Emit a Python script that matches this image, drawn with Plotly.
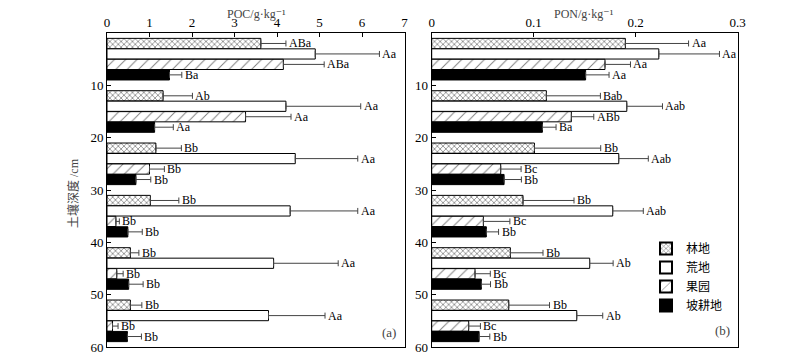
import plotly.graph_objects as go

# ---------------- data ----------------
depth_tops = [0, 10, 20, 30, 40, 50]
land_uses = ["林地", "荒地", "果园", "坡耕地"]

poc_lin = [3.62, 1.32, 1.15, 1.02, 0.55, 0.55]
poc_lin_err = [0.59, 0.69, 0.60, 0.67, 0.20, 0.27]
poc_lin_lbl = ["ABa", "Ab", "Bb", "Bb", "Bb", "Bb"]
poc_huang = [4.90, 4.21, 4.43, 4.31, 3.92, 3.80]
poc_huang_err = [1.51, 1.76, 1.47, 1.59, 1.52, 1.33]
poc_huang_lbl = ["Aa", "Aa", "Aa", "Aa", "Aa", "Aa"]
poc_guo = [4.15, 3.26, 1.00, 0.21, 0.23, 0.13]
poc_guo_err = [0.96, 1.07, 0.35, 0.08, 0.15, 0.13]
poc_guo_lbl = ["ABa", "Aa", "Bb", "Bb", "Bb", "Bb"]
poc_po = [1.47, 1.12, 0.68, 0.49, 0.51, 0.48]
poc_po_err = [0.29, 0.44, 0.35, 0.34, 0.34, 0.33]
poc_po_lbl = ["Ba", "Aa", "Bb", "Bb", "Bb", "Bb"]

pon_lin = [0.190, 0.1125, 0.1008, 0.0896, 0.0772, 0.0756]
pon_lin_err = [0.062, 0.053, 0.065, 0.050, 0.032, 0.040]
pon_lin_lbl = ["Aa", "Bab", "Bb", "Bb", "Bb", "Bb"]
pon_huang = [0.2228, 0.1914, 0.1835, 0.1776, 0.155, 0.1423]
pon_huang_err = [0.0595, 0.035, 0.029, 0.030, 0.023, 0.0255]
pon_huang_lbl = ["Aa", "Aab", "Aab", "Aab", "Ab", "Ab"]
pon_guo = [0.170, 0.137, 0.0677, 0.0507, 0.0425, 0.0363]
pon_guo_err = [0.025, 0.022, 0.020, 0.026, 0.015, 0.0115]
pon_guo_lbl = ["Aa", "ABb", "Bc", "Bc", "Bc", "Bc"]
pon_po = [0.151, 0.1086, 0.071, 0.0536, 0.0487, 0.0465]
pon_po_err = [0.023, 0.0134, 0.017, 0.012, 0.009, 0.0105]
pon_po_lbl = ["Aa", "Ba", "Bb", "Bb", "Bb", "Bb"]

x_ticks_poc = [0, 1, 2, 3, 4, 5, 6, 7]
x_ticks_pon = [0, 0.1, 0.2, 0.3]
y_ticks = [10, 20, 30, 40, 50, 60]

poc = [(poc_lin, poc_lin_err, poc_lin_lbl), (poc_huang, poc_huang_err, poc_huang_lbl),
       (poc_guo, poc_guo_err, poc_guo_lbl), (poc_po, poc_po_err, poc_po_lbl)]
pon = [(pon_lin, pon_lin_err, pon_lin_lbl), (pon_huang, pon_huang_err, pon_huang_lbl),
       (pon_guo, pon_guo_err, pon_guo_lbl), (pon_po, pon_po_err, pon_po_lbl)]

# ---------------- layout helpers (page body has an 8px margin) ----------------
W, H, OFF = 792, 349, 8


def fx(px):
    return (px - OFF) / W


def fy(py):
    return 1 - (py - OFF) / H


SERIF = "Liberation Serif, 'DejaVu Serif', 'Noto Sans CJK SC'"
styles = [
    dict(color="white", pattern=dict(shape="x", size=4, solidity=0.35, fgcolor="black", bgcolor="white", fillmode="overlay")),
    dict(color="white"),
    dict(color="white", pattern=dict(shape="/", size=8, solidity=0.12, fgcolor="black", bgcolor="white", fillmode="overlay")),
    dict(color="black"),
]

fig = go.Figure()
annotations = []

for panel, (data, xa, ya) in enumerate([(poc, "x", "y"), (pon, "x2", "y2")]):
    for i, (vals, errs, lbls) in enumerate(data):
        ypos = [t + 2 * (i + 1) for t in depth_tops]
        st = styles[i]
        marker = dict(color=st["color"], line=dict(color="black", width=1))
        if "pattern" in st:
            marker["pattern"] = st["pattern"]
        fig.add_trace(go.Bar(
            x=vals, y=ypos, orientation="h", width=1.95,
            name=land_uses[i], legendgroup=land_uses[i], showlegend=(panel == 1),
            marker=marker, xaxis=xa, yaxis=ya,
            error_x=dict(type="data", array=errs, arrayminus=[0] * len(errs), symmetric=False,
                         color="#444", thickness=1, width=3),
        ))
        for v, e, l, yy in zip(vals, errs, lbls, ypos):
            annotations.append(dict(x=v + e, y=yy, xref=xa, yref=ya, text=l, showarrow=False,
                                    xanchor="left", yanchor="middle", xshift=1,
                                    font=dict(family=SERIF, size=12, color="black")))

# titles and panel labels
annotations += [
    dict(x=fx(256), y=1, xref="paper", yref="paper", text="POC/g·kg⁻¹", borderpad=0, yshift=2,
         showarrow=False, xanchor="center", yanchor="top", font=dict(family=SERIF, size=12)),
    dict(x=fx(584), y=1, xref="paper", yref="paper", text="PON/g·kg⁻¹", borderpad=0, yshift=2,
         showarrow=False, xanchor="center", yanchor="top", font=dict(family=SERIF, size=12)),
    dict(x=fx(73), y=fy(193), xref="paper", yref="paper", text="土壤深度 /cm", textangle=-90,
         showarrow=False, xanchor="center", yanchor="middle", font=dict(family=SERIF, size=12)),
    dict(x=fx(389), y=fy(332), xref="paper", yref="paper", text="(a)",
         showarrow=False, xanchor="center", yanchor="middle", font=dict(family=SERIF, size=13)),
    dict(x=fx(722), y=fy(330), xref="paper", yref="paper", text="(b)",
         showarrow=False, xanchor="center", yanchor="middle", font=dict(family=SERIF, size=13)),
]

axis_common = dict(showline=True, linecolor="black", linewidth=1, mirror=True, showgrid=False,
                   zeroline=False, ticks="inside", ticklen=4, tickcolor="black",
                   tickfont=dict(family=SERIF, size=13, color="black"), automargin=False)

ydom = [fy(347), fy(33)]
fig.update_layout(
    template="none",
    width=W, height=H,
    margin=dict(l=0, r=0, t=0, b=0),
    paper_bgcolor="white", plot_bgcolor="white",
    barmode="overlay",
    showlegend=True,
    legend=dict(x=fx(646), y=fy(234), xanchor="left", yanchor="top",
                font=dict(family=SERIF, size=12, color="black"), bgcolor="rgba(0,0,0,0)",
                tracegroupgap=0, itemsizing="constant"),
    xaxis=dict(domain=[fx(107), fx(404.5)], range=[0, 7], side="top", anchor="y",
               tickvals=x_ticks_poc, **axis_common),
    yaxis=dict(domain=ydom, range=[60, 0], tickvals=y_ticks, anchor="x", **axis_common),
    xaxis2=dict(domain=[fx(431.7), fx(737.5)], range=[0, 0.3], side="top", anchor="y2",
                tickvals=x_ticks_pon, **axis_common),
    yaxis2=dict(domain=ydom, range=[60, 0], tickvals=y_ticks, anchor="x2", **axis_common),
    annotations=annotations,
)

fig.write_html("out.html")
§ §
Requirements:
Leave every image out, and retype the material exactly.

Task output:
Emit a Python script that matches this image, drawn with Plotly.
import plotly.graph_objects as go

# ---------------- data ----------------
depth_tops = [0, 10, 20, 30, 40, 50]
land_uses = ["林地", "荒地", "果园", "坡耕地"]

poc_lin = [3.62, 1.32, 1.15, 1.02, 0.55, 0.55]
poc_lin_err = [0.59, 0.69, 0.60, 0.67, 0.20, 0.27]
poc_lin_lbl = ["ABa", "Ab", "Bb", "Bb", "Bb", "Bb"]
poc_huang = [4.90, 4.21, 4.43, 4.31, 3.92, 3.80]
poc_huang_err = [1.51, 1.76, 1.47, 1.59, 1.52, 1.33]
poc_huang_lbl = ["Aa", "Aa", "Aa", "Aa", "Aa", "Aa"]
poc_guo = [4.15, 3.26, 1.00, 0.21, 0.23, 0.13]
poc_guo_err = [0.96, 1.07, 0.35, 0.08, 0.15, 0.13]
poc_guo_lbl = ["ABa", "Aa", "Bb", "Bb", "Bb", "Bb"]
poc_po = [1.47, 1.12, 0.68, 0.49, 0.51, 0.48]
poc_po_err = [0.29, 0.44, 0.35, 0.34, 0.34, 0.33]
poc_po_lbl = ["Ba", "Aa", "Bb", "Bb", "Bb", "Bb"]

pon_lin = [0.190, 0.1125, 0.1008, 0.0896, 0.0772, 0.0756]
pon_lin_err = [0.062, 0.053, 0.065, 0.050, 0.032, 0.040]
pon_lin_lbl = ["Aa", "Bab", "Bb", "Bb", "Bb", "Bb"]
pon_huang = [0.2228, 0.1914, 0.1835, 0.1776, 0.155, 0.1423]
pon_huang_err = [0.0595, 0.035, 0.029, 0.030, 0.023, 0.0255]
pon_huang_lbl = ["Aa", "Aab", "Aab", "Aab", "Ab", "Ab"]
pon_guo = [0.170, 0.137, 0.0677, 0.0507, 0.0425, 0.0363]
pon_guo_err = [0.025, 0.022, 0.020, 0.026, 0.015, 0.0115]
pon_guo_lbl = ["Aa", "ABb", "Bc", "Bc", "Bc", "Bc"]
pon_po = [0.151, 0.1086, 0.071, 0.0536, 0.0487, 0.0465]
pon_po_err = [0.023, 0.0134, 0.017, 0.012, 0.009, 0.0105]
pon_po_lbl = ["Aa", "Ba", "Bb", "Bb", "Bb", "Bb"]

x_ticks_poc = [0, 1, 2, 3, 4, 5, 6, 7]
x_ticks_pon = [0, 0.1, 0.2, 0.3]
y_ticks = [10, 20, 30, 40, 50, 60]

poc = [(poc_lin, poc_lin_err, poc_lin_lbl), (poc_huang, poc_huang_err, poc_huang_lbl),
       (poc_guo, poc_guo_err, poc_guo_lbl), (poc_po, poc_po_err, poc_po_lbl)]
pon = [(pon_lin, pon_lin_err, pon_lin_lbl), (pon_huang, pon_huang_err, pon_huang_lbl),
       (pon_guo, pon_guo_err, pon_guo_lbl), (pon_po, pon_po_err, pon_po_lbl)]

# ---------------- layout helpers (page body has an 8px margin) ----------------
W, H, OFF = 792, 349, 8


def fx(px):
    return (px - OFF) / W


def fy(py):
    return 1 - (py - OFF) / H


SERIF = "Liberation Serif, 'DejaVu Serif', 'Noto Sans CJK SC'"
styles = [
    dict(color="white", pattern=dict(shape="x", size=4, solidity=0.35, fgcolor="black", bgcolor="white", fillmode="overlay")),
    dict(color="white"),
    dict(color="white", pattern=dict(shape="/", size=8, solidity=0.12, fgcolor="black", bgcolor="white", fillmode="overlay")),
    dict(color="black"),
]

fig = go.Figure()
annotations = []

for panel, (data, xa, ya) in enumerate([(poc, "x", "y"), (pon, "x2", "y2")]):
    for i, (vals, errs, lbls) in enumerate(data):
        ypos = [t + 2 * (i + 1) for t in depth_tops]
        st = styles[i]
        marker = dict(color=st["color"], line=dict(color="black", width=1))
        if "pattern" in st:
            marker["pattern"] = st["pattern"]
        fig.add_trace(go.Bar(
            x=vals, y=ypos, orientation="h", width=1.95,
            name=land_uses[i], legendgroup=land_uses[i], showlegend=(panel == 1),
            marker=marker, xaxis=xa, yaxis=ya,
            error_x=dict(type="data", array=errs, arrayminus=[0] * len(errs), symmetric=False,
                         color="#444", thickness=1, width=3),
        ))
        for v, e, l, yy in zip(vals, errs, lbls, ypos):
            annotations.append(dict(x=v + e, y=yy, xref=xa, yref=ya, text=l, showarrow=False,
                                    xanchor="left", yanchor="middle", xshift=1,
                                    font=dict(family=SERIF, size=12, color="black")))

# titles and panel labels
annotations += [
    dict(x=fx(256), y=1, xref="paper", yref="paper", text="POC/g·kg⁻¹", borderpad=0, yshift=2,
         showarrow=False, xanchor="center", yanchor="top", font=dict(family=SERIF, size=12)),
    dict(x=fx(584), y=1, xref="paper", yref="paper", text="PON/g·kg⁻¹", borderpad=0, yshift=2,
         showarrow=False, xanchor="center", yanchor="top", font=dict(family=SERIF, size=12)),
    dict(x=fx(73), y=fy(193), xref="paper", yref="paper", text="土壤深度 /cm", textangle=-90,
         showarrow=False, xanchor="center", yanchor="middle", font=dict(family=SERIF, size=12)),
    dict(x=fx(389), y=fy(332), xref="paper", yref="paper", text="(a)",
         showarrow=False, xanchor="center", yanchor="middle", font=dict(family=SERIF, size=13)),
    dict(x=fx(722), y=fy(330), xref="paper", yref="paper", text="(b)",
         showarrow=False, xanchor="center", yanchor="middle", font=dict(family=SERIF, size=13)),
]

axis_common = dict(showline=True, linecolor="black", linewidth=1, mirror=True, showgrid=False,
                   zeroline=False, ticks="inside", ticklen=4, tickcolor="black",
                   tickfont=dict(family=SERIF, size=13, color="black"), automargin=False)

ydom = [fy(347), fy(33)]
fig.update_layout(
    template="none",
    width=W, height=H,
    margin=dict(l=0, r=0, t=0, b=0),
    paper_bgcolor="white", plot_bgcolor="white",
    barmode="overlay",
    showlegend=True,
    legend=dict(x=fx(646), y=fy(234), xanchor="left", yanchor="top",
                font=dict(family=SERIF, size=12, color="black"), bgcolor="rgba(0,0,0,0)",
                tracegroupgap=0, itemsizing="constant"),
    xaxis=dict(domain=[fx(107), fx(404.5)], range=[0, 7], side="top", anchor="y",
               tickvals=x_ticks_poc, **axis_common),
    yaxis=dict(domain=ydom, range=[60, 0], tickvals=y_ticks, anchor="x", **axis_common),
    xaxis2=dict(domain=[fx(431.7), fx(737.5)], range=[0, 0.3], side="top", anchor="y2",
                tickvals=x_ticks_pon, **axis_common),
    yaxis2=dict(domain=ydom, range=[60, 0], tickvals=y_ticks, anchor="x2", **axis_common),
    annotations=annotations,
)

fig.write_html("out.html")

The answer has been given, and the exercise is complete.